L’UE a mitonné un texte permettant aux agriculteurs la constitution de cartels. La concurrence s’en trouvera encore plus faussée et les prix alimentaires s’en ressentiront.

Les diplomates de l’agriculture à Bruxelles, travaillant en collaboration avec les Etats membres de l’UE et le Parlement européen, ont entériné des changements substantiels à la politique agricole commune de l’Union. Dans les « négociations omnibus », les trois principales institutions de l’UE (le parlement, la commission et le conseil), ainsi que des représentants des producteurs, se sont mis d’accord sur des changements dans la politique agricole commune (PAC) qui accordent de nouveaux privilèges aux agriculteurs.

La proposition initiale du commissaire européen à l’agriculture, l’Irlandais Phil Hogan, était simplement un ajustement budgétaire de la PAC, qui mérite à peine d’être mentionné. Cependant, certains Etats membres ainsi que plusieurs députés européens ont conclu un accord qui donnera le droit aux agriculteurs de former des cartels. Les politiciens européens avancent que ces cartels seraient plus efficaces pour rompre le pouvoir de négociation actuellement détenu par les supermarchés.

La légalisation des cartels pour organiser la rareté

C’est de loin l’aspect le plus controversé de la directive : les nouvelles règles prévoient la possibilité de négocier collectivement des conditions de partage au sein des contrats. Dans la pratique, ceci pourrait amener les agriculteurs à s’arranger sur les quantités de production afin de faire monter les prix d’achat des grandes surfaces et petits supermarchés. La Commission européenne à Bruxelles s’en est même émue : « La Commission est préoccupée par les modifications du droit de la concurrence, approuvées par les co-législateurs, qui sont de nature substantielle et incluses sans évaluation d’impact », a déclaré un porte-parole.

Non seulement les changements politiques majeurs proviennent plus souvent de la Commission européenne que du Parlement européen, mais les partisans de la concurrence à Berlaymont y voient une violation des règles du Marché unique.
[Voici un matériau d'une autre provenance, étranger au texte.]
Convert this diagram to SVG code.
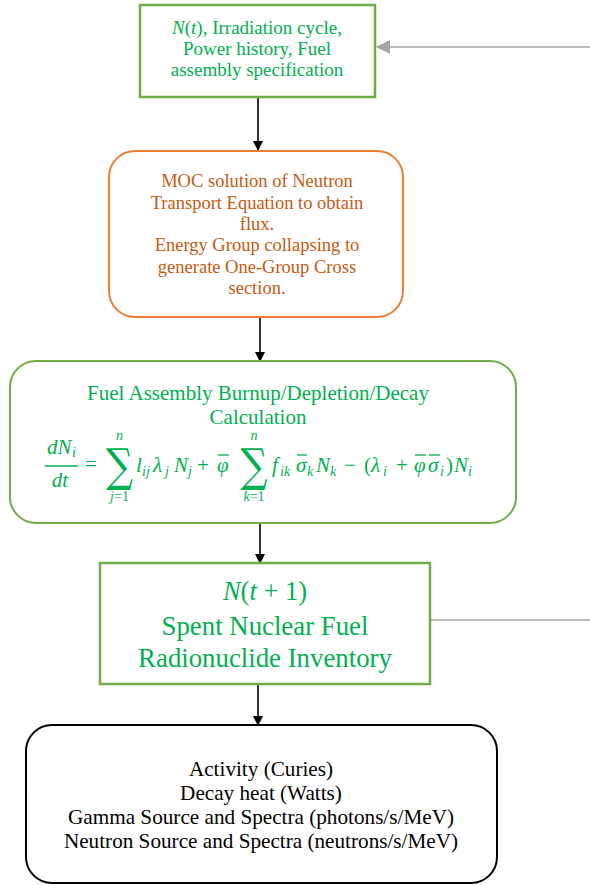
<svg xmlns="http://www.w3.org/2000/svg" width="590" height="885" viewBox="0 0 590 885">
<defs>
<marker id="ab" markerWidth="10" markerHeight="10" refX="9" refY="5" orient="auto" markerUnits="userSpaceOnUse"><path d="M0,0 L10,5 L0,10 Z" fill="#000"/></marker>
<marker id="ag" markerWidth="14" markerHeight="14" refX="13" refY="7" orient="auto" markerUnits="userSpaceOnUse"><path d="M0,0 L14,7 L0,14 Z" fill="#A5A5A5"/></marker>
</defs>
<style>
.t{font-family:"Liberation Serif","Times New Roman",serif;text-anchor:middle}
.g{fill:#00B050}
.o{fill:#C55A11}
.k{fill:#000}
.m{font-family:"Liberation Serif","Times New Roman",serif;font-style:italic;fill:#00B050;font-size:21px}
.s{font-family:"Liberation Serif","Times New Roman",serif;font-style:italic;fill:#00B050;font-size:14px}
.u{font-family:"Liberation Serif","Times New Roman",serif;fill:#00B050;font-size:21px}
.sum{font-family:"DejaVu Serif",serif;fill:#00B050;font-size:38px;text-anchor:middle}
.bar{stroke:#00B050;stroke-width:1.3}
.c{fill:none;stroke:#000;stroke-width:1.6}
</style>
<rect width="590" height="885" fill="#fff"/>
<g id="connectors">
<line x1="590" y1="47" x2="377" y2="47" stroke="#A5A5A5" stroke-width="1.6" marker-end="url(#ag)"/>
<line x1="431" y1="620" x2="590" y2="620" stroke="#A5A5A5" stroke-width="1.6"/>
<line class="c" x1="258" y1="98" x2="258" y2="150" marker-end="url(#ab)"/>
<line class="c" x1="260" y1="318" x2="260" y2="361" marker-end="url(#ab)"/>
<line class="c" x1="260" y1="524" x2="260" y2="563" marker-end="url(#ab)"/>
<line class="c" x1="258" y1="685" x2="258" y2="725" marker-end="url(#ab)"/>
</g>
<g id="input">
<rect x="140" y="5" width="235" height="92" fill="#fff" stroke="#70AD47" stroke-width="2.5"/>
<text class="t g" font-size="19" x="257" y="34"><tspan font-style="italic">N</tspan>(<tspan font-style="italic">t</tspan>), Irradiation cycle,</text>
<text class="t g" font-size="19" x="257" y="55">Power history, Fuel</text>
<text class="t g" font-size="19" x="257" y="76">assembly specification</text>
</g>
<g id="moc">
<rect x="109" y="151" width="294" height="166" rx="26" fill="#fff" stroke="#ED7D31" stroke-width="2"/>
<text class="t o" font-size="18.5" x="257" y="187">MOC solution of Neutron</text>
<text class="t o" font-size="18.5" x="257" y="209">Transport Equation to obtain</text>
<text class="t o" font-size="18.5" x="257" y="230">flux.</text>
<text class="t o" font-size="18.5" x="257" y="251">Energy Group collapsing to</text>
<text class="t o" font-size="18.5" x="257" y="273">generate One-Group Cross</text>
<text class="t o" font-size="18.5" x="257" y="294">section.</text>
</g>
<g id="burnup">
<rect x="10" y="361" width="506" height="162" rx="26" fill="#fff" stroke="#70AD47" stroke-width="2"/>
<text class="t g" font-size="21" x="258" y="400">Fuel Assembly Burnup/Depletion/Decay</text>
<text class="t g" font-size="21" x="258" y="424">Calculation</text>
<text class="m" x="47" y="454">dN</text><text class="s" x="72" y="457">i</text>
<line class="bar" x1="45" y1="466" x2="78" y2="466"/>
<text class="m" x="60" y="487" text-anchor="middle">dt</text>
<text class="u" x="85" y="471">=</text>
<text class="sum" transform="translate(119.5,481) scale(1,1.2)">∑</text>
<text class="s" x="119.5" y="440" text-anchor="middle">n</text>
<text class="s" x="119.5" y="501" text-anchor="middle">j<tspan font-style="normal">=1</tspan></text>
<text class="m" x="136" y="472">l</text><text class="s" x="142" y="476">ij</text>
<text class="m" x="153" y="472">λ</text><text class="s" x="165" y="476">j</text>
<text class="m" x="174" y="472">N</text><text class="s" x="188" y="476">j</text>
<text class="u" x="197" y="472">+</text>
<text class="m" x="217" y="472">φ</text><line class="bar" x1="218" y1="455" x2="229" y2="455"/>
<text class="sum" transform="translate(254,481) scale(1,1.2)">∑</text>
<text class="s" x="254" y="440" text-anchor="middle">n</text>
<text class="s" x="254" y="501" text-anchor="middle">k<tspan font-style="normal">=1</tspan></text>
<text class="m" x="272" y="472">f</text><text class="s" x="280" y="476">ik</text>
<text class="m" x="296" y="472">σ</text><line class="bar" x1="297" y1="455" x2="307" y2="455"/><text class="s" x="307" y="476">k</text>
<text class="m" x="316" y="472">N</text><text class="s" x="330" y="476">k</text>
<text class="u" x="344" y="472">−</text>
<text class="u" x="364" y="472">(</text>
<text class="m" x="371" y="472">λ</text><text class="s" x="383" y="476">i</text>
<text class="u" x="396" y="472">+</text>
<text class="m" x="414" y="472">φ</text><line class="bar" x1="415" y1="455" x2="426" y2="455"/>
<text class="m" x="428" y="472">σ</text><line class="bar" x1="429" y1="455" x2="440" y2="455"/><text class="s" x="440" y="476">i</text>
<text class="u" x="446" y="472">)</text>
<text class="m" x="454" y="472">N</text><text class="s" x="468" y="476">i</text>
</g>
<g id="inventory">
<rect x="100" y="563" width="330" height="121" fill="#fff" stroke="#70AD47" stroke-width="2.5"/>
<text class="t g" font-size="26.5" x="265" y="600"><tspan font-style="italic">N</tspan>(<tspan font-style="italic">t</tspan> + 1)</text>
<text class="t g" font-size="26.8" x="265" y="635">Spent Nuclear Fuel</text>
<text class="t g" font-size="26.8" x="265" y="667">Radionuclide Inventory</text>
</g>
<g id="outputs">
<rect x="26" y="725" width="471" height="158" rx="26" fill="#fff" stroke="#000" stroke-width="2"/>
<text class="t k" font-size="21.2" x="261" y="776">Activity (Curies)</text>
<text class="t k" font-size="21.2" x="261" y="800">Decay heat (Watts)</text>
<text class="t k" font-size="21.2" x="261" y="824">Gamma Source and Spectra (photons/s/MeV)</text>
<text class="t k" font-size="21.2" x="261" y="848">Neutron Source and Spectra (neutrons/s/MeV)</text>
</g>
</svg>
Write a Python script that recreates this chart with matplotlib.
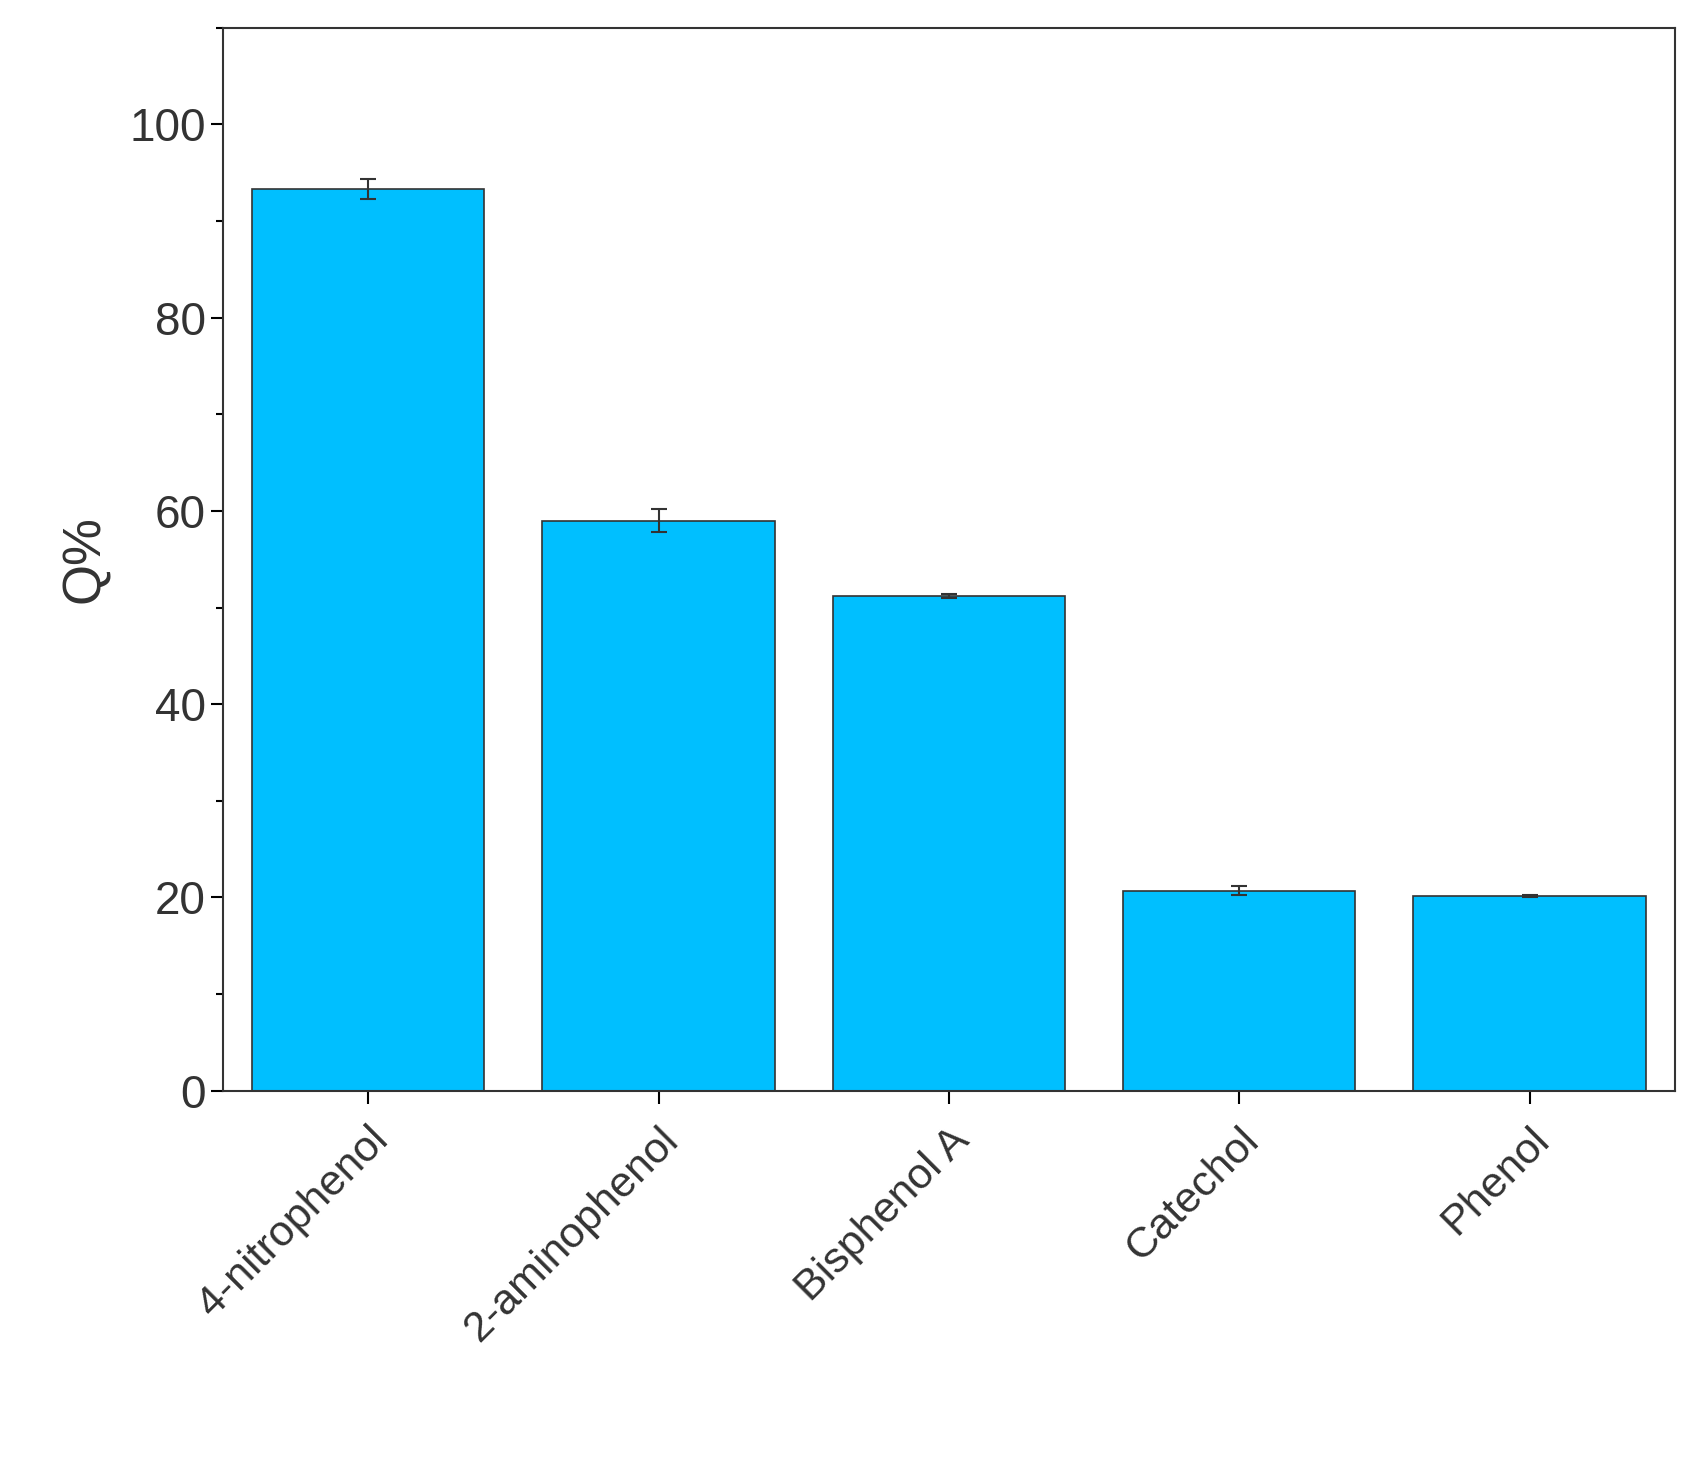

En effet, pour une Union européenne qui préconise systématiquement les vertus de la compétition économique, cette démarche est assez étrange. La Commission, par exemple, affiche sur son site internet :

« La politique de la concurrence joue un rôle clé dans le maintien de conditions équitables dans la chaîne d’approvisionnement alimentaire. C’est pourquoi le service de la concurrence de la Commission et les autorités nationales de la concurrence du réseau européen ont été très actifs ces dernières années. »

Pourquoi une exception aux règles de la concurrence ?

Or il semble que les agriculteurs européens bénéficieront de la plus grande exception aux règles de concurrence de l’UE, ce qui accroîtra considérablement le pouvoir des producteurs. Christian Verschueren, du secteur du commerce de détail, qui avait été systématiquement exclu du processus législatif lors des pourparlers omnibus, a déclaré :

« Nous craignons que cette approche fasse augmenter artificiellement les prix pour les consommateurs et réduise leur choix. Ceci ne fera rien pour permettre aux agriculteurs de devenir plus compétitifs sur les marchés mondiaux ou renforcer leur position dans la chaîne d’approvisionnement ».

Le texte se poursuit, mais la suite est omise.